The Ministry of Justice behaved barbarically, acted hastily, and shirked responsibility, in a manner that left onlookers aghast. During interpolation in the legislature, the Ministry of Justice held a public hearing. It invited representatives of impacted industries to participate. Among the broadcast media it invited only one Green oriented media organization. This bill has far ranging implications. Yet the public hearing was so flagrantly lopsided and biased. How can it possibly win the public trust? How can it possibly represent the views of the media as a whole? How can a meeting shot through and through with such selectivity, "heed the voice of the people?"

Even more frightening was the "media exemption" clause included in the Ministry of Justice's original draft. During the public hearing, the "Taiwan Rights Committee" advocated "equal treatment." The result? Media exemption was eliminated in one fell swoop. The entire process was truly mind-boggling. The news media is the Fourth Estate. This is true the world over. How can it be compared to the credit industry, the securities industry, or the banking industry? That a human rights group would harbor such a deep bias against the media, staggers the mind. The Ministry of Justice lost sight of its duties. It failed to assert itself before the fact. It shirked its responsibility after the fact. It demeaned its own role as the foremost legal authority in the nation.

The executive and legislature behaved rashly. They created an stumbling block with the "Personal Information Protection Act." The act abrogates freedom of the press. It turns ordinary netizens into lawbreakers. Abuses of privacy occur mainly when large corporations misuse or leak information about individuals stored in their databases. While dealing with these, the executive and judiciary have revealed just how embarrassingly incompetent they are. According to the new law, the government's dragnet will be tight. Whether it can catch information thieves is unknown. But people will post group photos of students in Facebook. People will post photos of Spring Scream concerts in Kenting in their personal blogs. These photos may not have received the "consent" of every person in them. The poster may be charged with violating other peoples' privacy. Endless disputes may arise. Will the executive and the judiciary have the time and manpower to cope with them? If not, won't this law be meaningless?

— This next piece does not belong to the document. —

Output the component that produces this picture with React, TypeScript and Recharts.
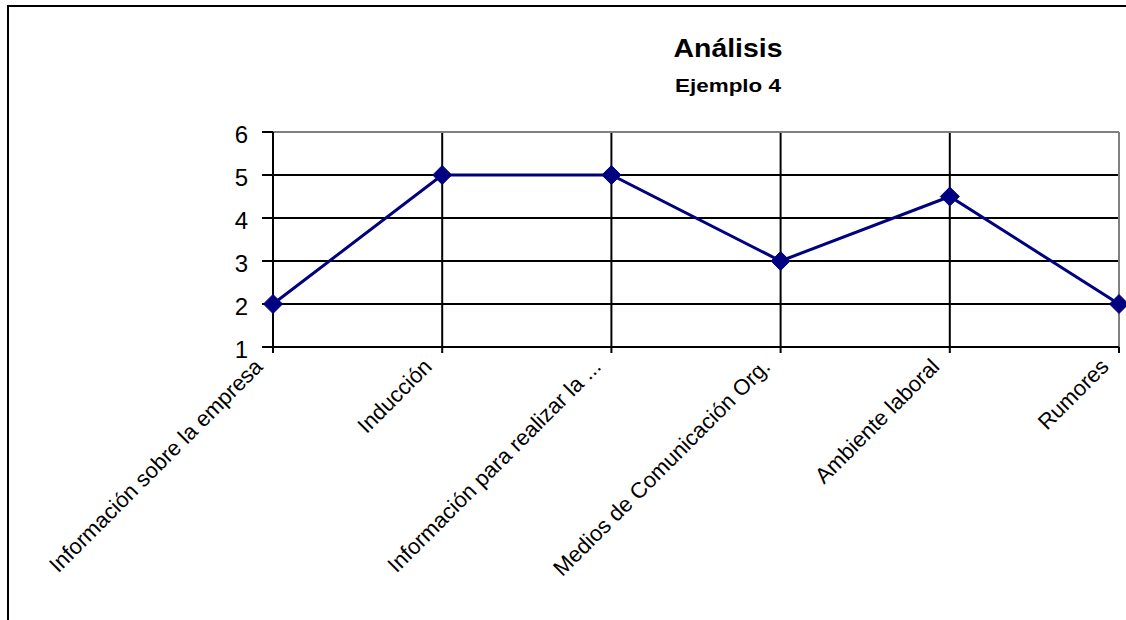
import React from 'react';
import {
  LineChart,
  Line,
  XAxis,
  YAxis,
  CartesianGrid,
  ReferenceLine,
} from 'recharts';

const categories = [
  'Información sobre la empresa',
  'Inducción',
  'Información para realizar la ...',
  'Medios de Comunicación Org.',
  'Ambiente laboral',
  'Rumores',
];
const scores = [2, 5, 5, 3, 4.5, 2];
const yTicks = [1, 2, 3, 4, 5, 6];

const chartTitle = 'Análisis';
const chartSubtitle = 'Ejemplo 4';

const data = categories.map((name, i) => ({ name, value: scores[i] }));

const FONT = '"Liberation Sans", Arial, sans-serif';
const NAVY = '#000080';

const YTick = (props: any) => {
  const { x, y, payload } = props;
  return (
    <text x={x} y={y} dy={11} textAnchor="end" fontSize={24} fontFamily={FONT} fill="#000">
      {payload.value}
    </text>
  );
};

// category names run up to the tick at 45 degrees
const XTick = (props: any) => {
  const { x, y, payload } = props;
  const ax = x - 9;
  const ay = y + 15;
  return (
    <text
      x={ax}
      y={ay}
      textAnchor="end"
      fontSize={22}
      fontFamily={FONT}
      fill="#000"
      transform={`rotate(-45, ${ax}, ${ay})`}
    >
      {payload.value}
    </text>
  );
};

const Diamond = (props: any) => {
  const { cx, cy } = props;
  if (cx == null || cy == null) return null;
  const r = 9.5;
  return (
    <polygon
      points={`${cx},${cy - r} ${cx + r},${cy} ${cx},${cy + r} ${cx - r},${cy}`}
      fill={NAVY}
      stroke={NAVY}
      strokeWidth={1}
    />
  );
};

export default function App() {
  return (
    <div style={{ position: 'absolute', left: 0, top: 0, width: 1126, height: 620, overflow: 'hidden', background: '#fff' }}>
      <LineChart
        width={1126}
        height={620}
        data={data}
        margin={{ top: 132, right: 7, left: 213, bottom: 243 }}
      >
        <CartesianGrid stroke="#000" strokeWidth={2} />
        <ReferenceLine y={6} stroke="#808080" strokeWidth={2} />
        <ReferenceLine x={categories[categories.length - 1]} stroke="#808080" strokeWidth={2} />
        <XAxis
          dataKey="name"
          height={30}
          interval={0}
          axisLine={{ stroke: '#000', strokeWidth: 2 }}
          tickLine={{ stroke: '#000', strokeWidth: 2 }}
          tickSize={6}
          tickMargin={0}
          tick={<XTick />}
        />
        <YAxis
          type="number"
          domain={[1, 6]}
          ticks={yTicks}
          width={60}
          axisLine={{ stroke: '#000', strokeWidth: 2 }}
          tickLine={{ stroke: '#000', strokeWidth: 2 }}
          tickSize={11}
          tickMargin={14}
          tick={<YTick />}
        />
        <Line
          type="linear"
          dataKey="value"
          stroke={NAVY}
          strokeWidth={3}
          dot={<Diamond />}
          activeDot={false}
          isAnimationActive={false}
        />
      </LineChart>
      <svg
        width={1126}
        height={620}
        style={{ position: 'absolute', left: 0, top: 0, pointerEvents: 'none' }}
      >
        <rect x={8} y={6} width={1300} height={800} fill="none" stroke="#000" strokeWidth={2} />
        <text
          x={728}
          y={57}
          textAnchor="middle"
          fontSize={25}
          fontWeight="bold"
          fontFamily={FONT}
          textLength={109}
          lengthAdjust="spacingAndGlyphs"
        >
          {chartTitle}
        </text>
        <text
          x={728}
          y={92}
          textAnchor="middle"
          fontSize={19}
          fontWeight="bold"
          fontFamily={FONT}
          textLength={106}
          lengthAdjust="spacingAndGlyphs"
        >
          {chartSubtitle}
        </text>
      </svg>
    </div>
  );
}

To violate freedom of the press in order to protect peoples' privacy, is an example of intellectual confusion. It is uncalled for. It is not worthwhile. If one casts a dragnet, but fails to catch real criminals, but instead inadvertently catchs young netizens in the trap, one's good intentions will wind up as social harassment. Worse still, if this giant dragnet becomes a magic cape that protects corrupt officials and profiteers, while binding investigative journalists who expose corruption hand and feet, who will be the beneficiaries?

Ruling and opposition party legislators are now willing to conduct a joint review. This shows they realize the seriousness of the problem. Ruling and opposition party legislators created this mess. Ruling and opposition party legislators must clean it up. They are not merely salvaging the Personal Information Protection Act. They are also salvaging their personal images. Last Friday the ruling and opposition parties discussed how they would review the Personal Information Act. Green Camp legislator Liv Wong flat out refused. Business taxes nearly became collateral damage, and had to undergo emergency review. How can legislators not feel ashamed about their performance?